Weight each criterion by importance, score every option 1-5, and let the totals — not marketing — pick the winner.

A good comparison is just a weighted scorecard. Strip away the marketing and you are left with one question: which option scores highest on the things that matter to you? Build the scorecard once and the decision makes itself.

Pick four to six criteria

Choose only the criteria that actually change your outcome — price, support, the one integration you need, the learning curve. More than six and everything blurs; fewer than four and you are deciding on vibes. If you are unsure which belong on the list, start from your own needs the way choosing a tool lays out.

Weight what matters

Not every criterion is equal. Give each a weight — say, 1 to 3 — so a win on price does not quietly outweigh a deal-breaker on support.
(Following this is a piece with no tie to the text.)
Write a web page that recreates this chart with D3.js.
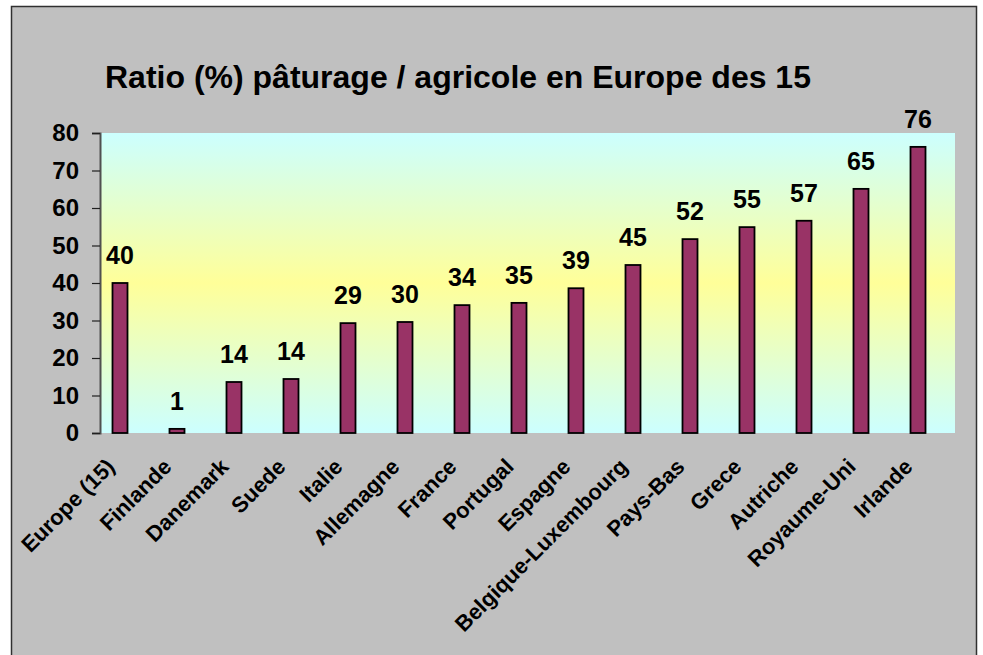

The weights are where your priorities become explicit instead of accidental.

Score and total

Rate each option 1 to 5 on every criterion, multiply by the weight, and add it up. The totals decide, not the brand you already liked. This is exactly the structure behind a finished Product A vs Product B comparison: the facts sit in a table, scored the same way for both sides.

Sanity-check the winner

If the math picks an option that feels wrong, do not overrule it — interrogate it. Usually either a weight is off or a criterion is missing. Fix the scorecard, not the result. Run the same method across a whole category and you have a ranking.